The first day of October always brings with it a sense of excitement, of wonderment. I feel a crispness in the air, a spice of adventures waiting in piles of leaves and cobbwebby forgotten places full of dust and shadow. I want to wrap up in warm clothes and go running out into the cooling air, whoop with glee in the random gusts of wind that shake dying leaves from branches. I want to wander through falling forests till my toes and fingers are almost too cold to move anymore, then return home to a hot cup of cocoa or tea, nose and cheeks red and eyes shining bright - a preview of jack-o-lanterns grinning right around the corner.

I want to stuff gloved hands into deep warm pockets and hunch my shoulders against that constant chilling breeze that slips below the collar of coat and shirt. I want to breathe out and see that breath steam, misty white, in a fading smoke-life puff in front of me.

I'm not ready for snow yet, or heavy hurried rains and thunder. I'm not ready for woodstoves and heaters and storing away the flip flops for next year. I'm not ready for no-sun, for no-more-warm-days. I'm not ready for winter, per se. I'm ready for October, that cooling darkening deepening snuggling-in - that sneaky uneasy beautiful calm before the storm.

Ray Bradbury, one of my most favoritest authors, described it well in the introduction to his collection of short stories, The October Country:

"... that country where the hills are fog and the rivers are mist; where noons go quickly, dusks and twilights linger, and midnights stay. That country composed in the main of cellars, sub-cellars, coal-bins, closets, attics, and pantries faced away from the sun. That country whose people are autumn people, thinking only autumn thoughts. Whose poeple passing at night on the empty walks sounds like rain ..."


He was describing his own world of stories and thoughts; the place he goes to or that comes to him where all those wonderful tales and characters are alive and well and bidding him come out to play. It's the October Country, and on the first day of October of each year, I find myself wondering if maybe that's where I really came from, and if Mama Wren simply took me in when I wandered a bit too far from those foggy hills and misty rivers, into the world of here and now. Because I am an autumn person, and I think autumn thoughts. Or maybe, just maybe, Mama Wren's from there too; October always seems to get under her skin as well.

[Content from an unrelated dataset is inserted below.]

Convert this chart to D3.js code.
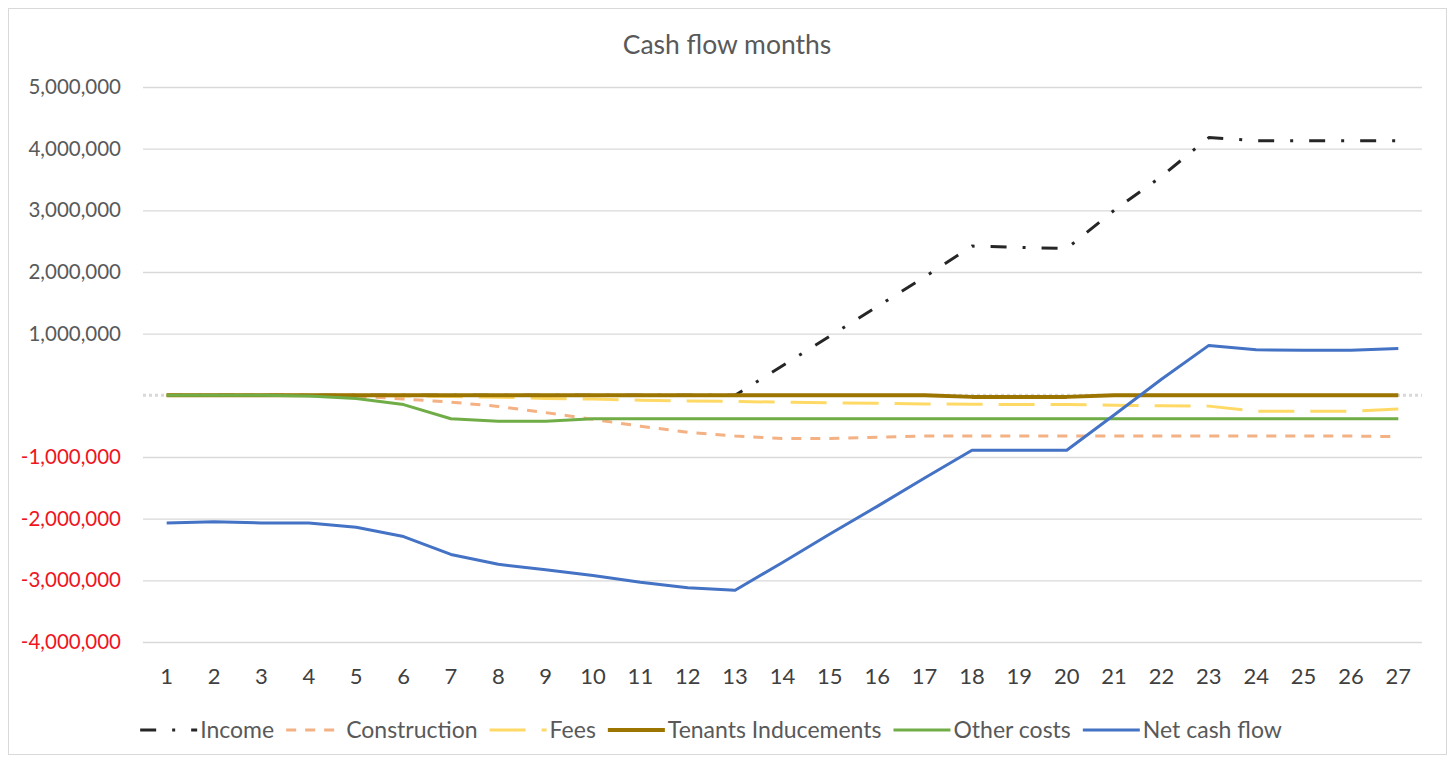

It's a good time for long walks and hot drinks and cats and books and - yes - kites, too, to shiver and dance in the misty wind. It's a time for photographs and family and grandfather clocks chiming in shadows that have more substance - more life - now than at any other time of year. It's a time for remembering, and discovering.

It's a time for sneaking away - from work, from school, from chores and errands - just to get out for a minute and see, and breathe.

Welcome to October, friends, and to the October Country. May your journey be a long one, a good and spice-edged, warm in the chilliness, wind-racing one, and may you find in hills of fog a bit of childhood and memory.

2 comments:

Wren said...

Beautiful.

We see ourselves in each other,I think. You and I are dreamy October Country refugees, holding on to tatters of sweet spice and mystery, and memories of rain.

Come soon for soup.

Boldly Serving Up Wheat Grass said...

Can I get some soup, too?!!!

I also love the fall most, as I've commented on your mom's blog before. Thanks for that well-written post!